Given information =
·····

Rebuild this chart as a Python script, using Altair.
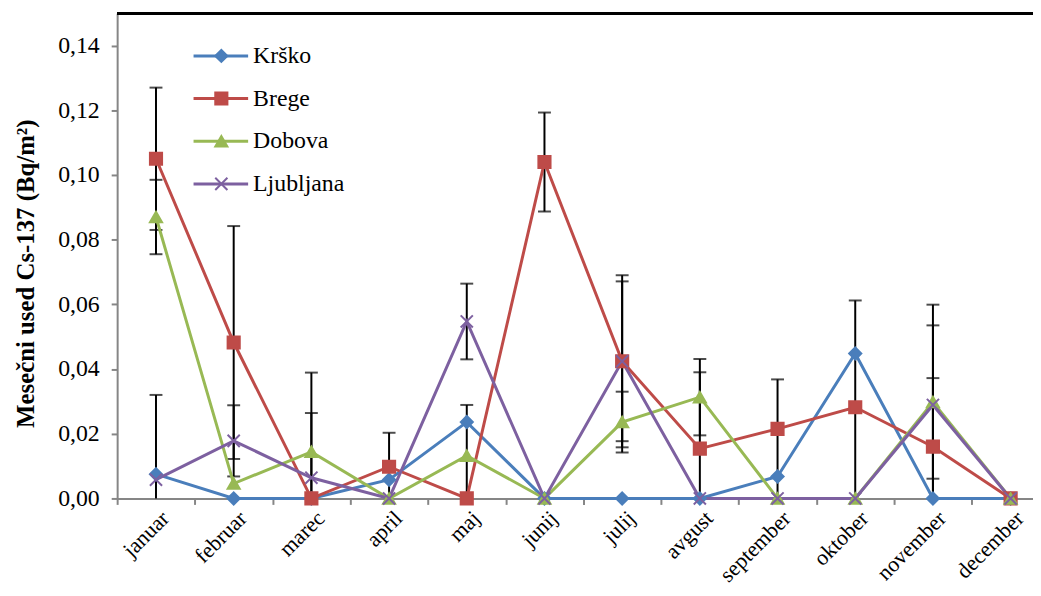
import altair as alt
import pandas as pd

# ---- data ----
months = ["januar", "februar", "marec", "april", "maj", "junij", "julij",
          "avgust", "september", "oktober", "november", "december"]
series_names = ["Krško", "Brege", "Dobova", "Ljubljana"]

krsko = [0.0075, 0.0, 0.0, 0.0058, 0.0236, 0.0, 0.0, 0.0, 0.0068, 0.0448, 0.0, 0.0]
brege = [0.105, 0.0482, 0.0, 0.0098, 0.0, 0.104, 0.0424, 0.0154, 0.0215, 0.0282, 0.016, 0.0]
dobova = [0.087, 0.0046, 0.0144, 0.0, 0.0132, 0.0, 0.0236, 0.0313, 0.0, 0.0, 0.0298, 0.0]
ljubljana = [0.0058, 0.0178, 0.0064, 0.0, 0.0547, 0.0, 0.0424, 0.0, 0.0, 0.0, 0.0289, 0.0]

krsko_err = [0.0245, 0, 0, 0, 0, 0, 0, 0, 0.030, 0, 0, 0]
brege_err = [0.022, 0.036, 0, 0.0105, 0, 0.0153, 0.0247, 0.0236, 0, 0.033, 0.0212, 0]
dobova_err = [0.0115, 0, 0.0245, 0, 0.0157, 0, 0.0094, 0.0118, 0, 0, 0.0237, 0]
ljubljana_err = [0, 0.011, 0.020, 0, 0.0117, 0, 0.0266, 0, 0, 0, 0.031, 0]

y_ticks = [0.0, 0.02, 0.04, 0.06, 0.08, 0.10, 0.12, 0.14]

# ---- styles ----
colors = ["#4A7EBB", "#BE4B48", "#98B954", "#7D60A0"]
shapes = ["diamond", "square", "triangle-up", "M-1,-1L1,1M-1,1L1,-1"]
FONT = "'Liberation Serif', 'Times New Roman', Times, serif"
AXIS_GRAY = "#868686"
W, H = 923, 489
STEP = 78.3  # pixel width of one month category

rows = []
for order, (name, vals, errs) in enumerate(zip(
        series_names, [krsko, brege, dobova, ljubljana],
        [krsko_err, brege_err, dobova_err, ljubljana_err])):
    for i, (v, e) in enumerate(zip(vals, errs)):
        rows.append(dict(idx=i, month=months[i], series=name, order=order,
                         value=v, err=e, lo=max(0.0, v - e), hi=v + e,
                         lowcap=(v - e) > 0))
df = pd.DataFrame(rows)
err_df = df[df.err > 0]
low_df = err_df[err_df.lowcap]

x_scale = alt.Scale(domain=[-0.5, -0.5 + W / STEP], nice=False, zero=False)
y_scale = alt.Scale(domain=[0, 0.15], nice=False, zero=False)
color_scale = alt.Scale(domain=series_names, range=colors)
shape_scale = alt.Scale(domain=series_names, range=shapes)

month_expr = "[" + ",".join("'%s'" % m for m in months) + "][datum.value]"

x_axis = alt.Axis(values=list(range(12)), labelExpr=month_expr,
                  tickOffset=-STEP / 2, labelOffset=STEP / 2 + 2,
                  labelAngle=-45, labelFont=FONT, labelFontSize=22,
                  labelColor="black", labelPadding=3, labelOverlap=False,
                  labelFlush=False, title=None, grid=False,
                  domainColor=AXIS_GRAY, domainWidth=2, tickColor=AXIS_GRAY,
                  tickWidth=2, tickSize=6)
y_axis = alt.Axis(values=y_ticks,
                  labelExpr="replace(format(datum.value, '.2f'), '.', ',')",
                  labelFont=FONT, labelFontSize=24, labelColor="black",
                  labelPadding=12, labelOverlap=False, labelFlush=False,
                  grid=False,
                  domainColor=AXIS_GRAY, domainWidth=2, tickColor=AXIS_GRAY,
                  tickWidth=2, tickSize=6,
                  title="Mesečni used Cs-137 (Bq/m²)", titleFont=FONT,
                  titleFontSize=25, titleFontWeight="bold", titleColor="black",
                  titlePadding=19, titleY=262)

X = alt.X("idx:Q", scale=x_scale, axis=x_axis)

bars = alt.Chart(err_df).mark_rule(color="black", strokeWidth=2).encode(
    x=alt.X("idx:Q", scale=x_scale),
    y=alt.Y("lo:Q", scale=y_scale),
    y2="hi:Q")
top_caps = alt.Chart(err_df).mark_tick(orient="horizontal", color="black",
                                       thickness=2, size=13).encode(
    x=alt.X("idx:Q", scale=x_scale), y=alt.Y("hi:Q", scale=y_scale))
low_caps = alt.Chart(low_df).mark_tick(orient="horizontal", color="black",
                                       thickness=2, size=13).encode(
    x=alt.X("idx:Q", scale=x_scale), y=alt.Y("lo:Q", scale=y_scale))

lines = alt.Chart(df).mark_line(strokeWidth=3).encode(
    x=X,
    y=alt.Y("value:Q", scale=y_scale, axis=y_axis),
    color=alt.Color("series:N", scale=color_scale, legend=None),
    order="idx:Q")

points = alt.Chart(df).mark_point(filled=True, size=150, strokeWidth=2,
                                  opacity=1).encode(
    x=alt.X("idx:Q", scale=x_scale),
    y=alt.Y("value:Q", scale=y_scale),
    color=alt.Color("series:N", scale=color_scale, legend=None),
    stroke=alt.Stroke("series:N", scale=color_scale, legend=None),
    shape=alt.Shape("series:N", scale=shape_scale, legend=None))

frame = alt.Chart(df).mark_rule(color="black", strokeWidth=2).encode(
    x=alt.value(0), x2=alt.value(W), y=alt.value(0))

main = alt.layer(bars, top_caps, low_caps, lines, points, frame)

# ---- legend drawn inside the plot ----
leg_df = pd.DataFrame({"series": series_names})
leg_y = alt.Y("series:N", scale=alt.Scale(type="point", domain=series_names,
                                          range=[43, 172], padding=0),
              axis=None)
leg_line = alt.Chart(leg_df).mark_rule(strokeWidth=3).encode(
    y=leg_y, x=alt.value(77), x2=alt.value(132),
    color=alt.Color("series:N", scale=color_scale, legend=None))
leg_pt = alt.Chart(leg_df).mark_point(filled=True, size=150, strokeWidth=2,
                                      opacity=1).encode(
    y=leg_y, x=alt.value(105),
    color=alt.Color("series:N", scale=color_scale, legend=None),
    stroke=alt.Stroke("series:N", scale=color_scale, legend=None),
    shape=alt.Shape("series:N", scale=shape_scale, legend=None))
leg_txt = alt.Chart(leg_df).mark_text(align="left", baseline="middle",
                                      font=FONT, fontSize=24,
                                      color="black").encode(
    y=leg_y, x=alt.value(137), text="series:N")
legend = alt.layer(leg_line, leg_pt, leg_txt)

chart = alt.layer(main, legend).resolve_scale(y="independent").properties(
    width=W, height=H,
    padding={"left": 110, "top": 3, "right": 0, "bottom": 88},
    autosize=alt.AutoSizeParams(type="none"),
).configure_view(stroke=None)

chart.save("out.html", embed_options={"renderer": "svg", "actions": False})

·····

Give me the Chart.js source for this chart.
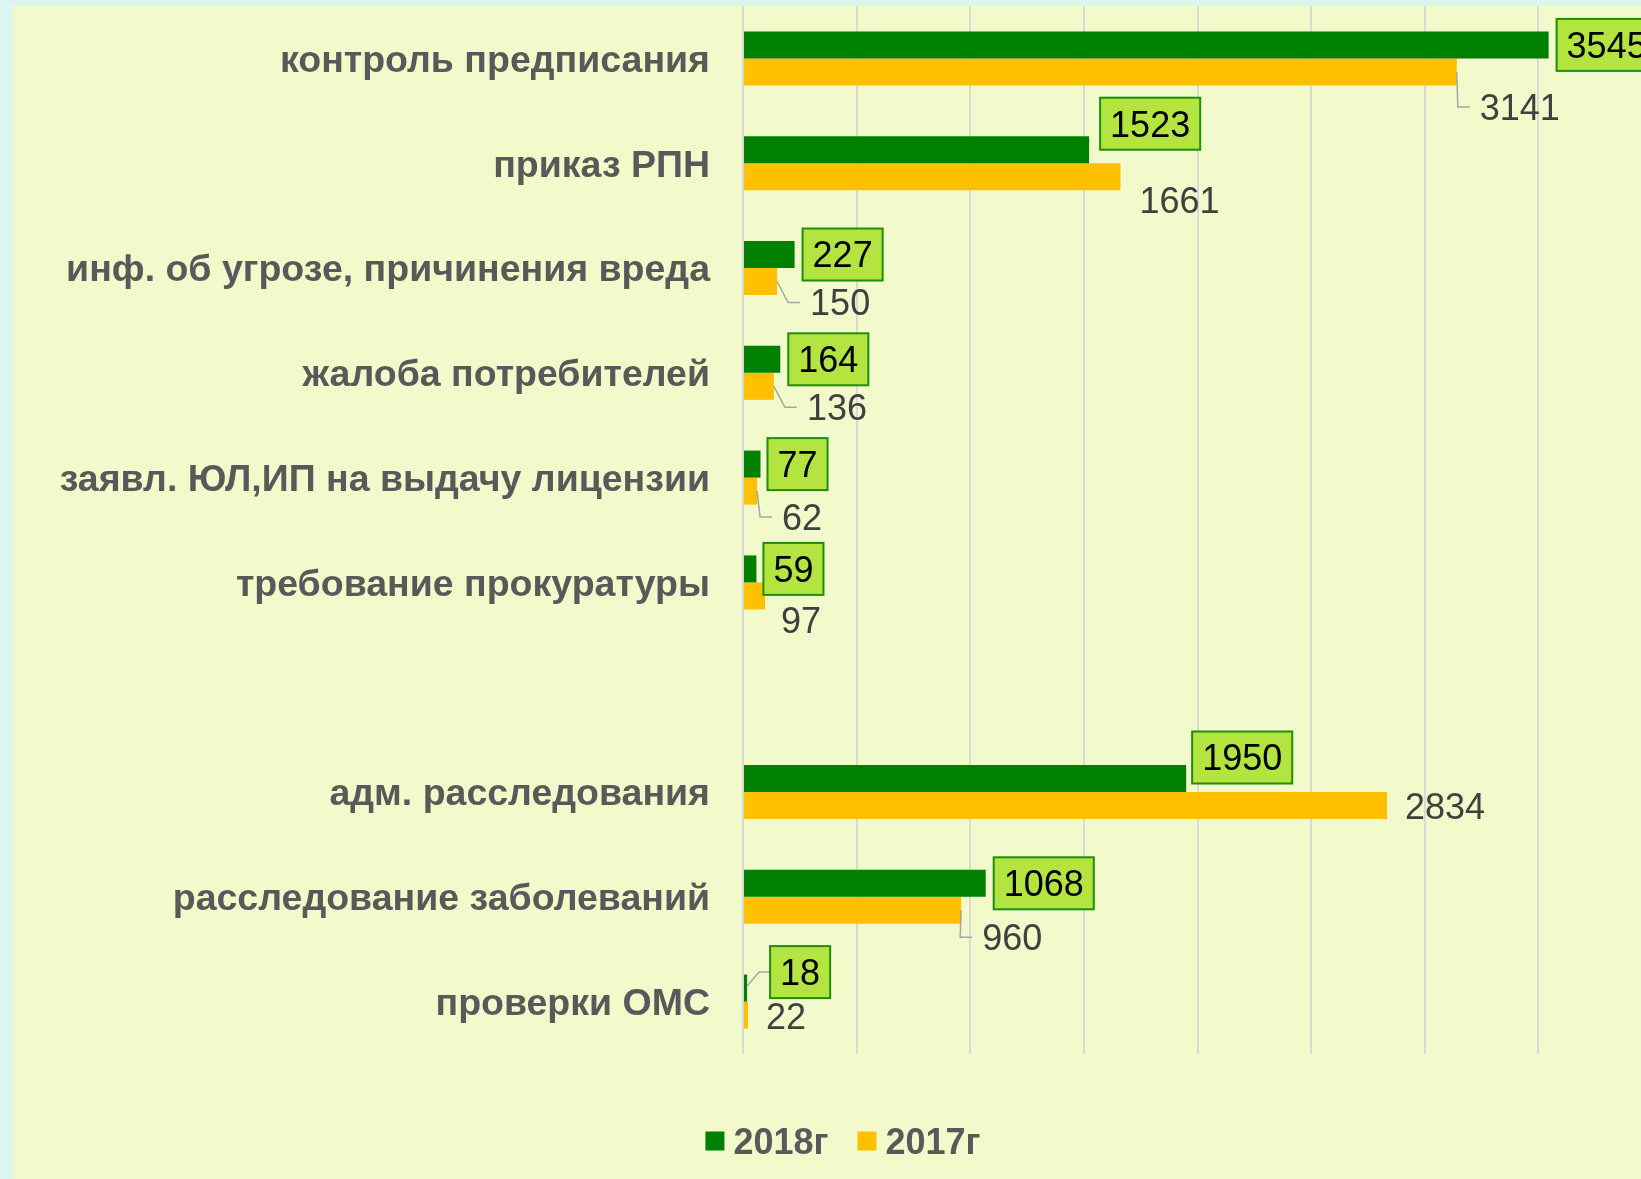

·····

Goal = Above are records with pictures. Reproduce exactly only the lines from the line with "Rebuild this chart" through the line with "import pandas as pd", both ends included, and leave the pictures out.

Task output =
Rebuild this chart as a Python script, using Altair.
import altair as alt
import pandas as pd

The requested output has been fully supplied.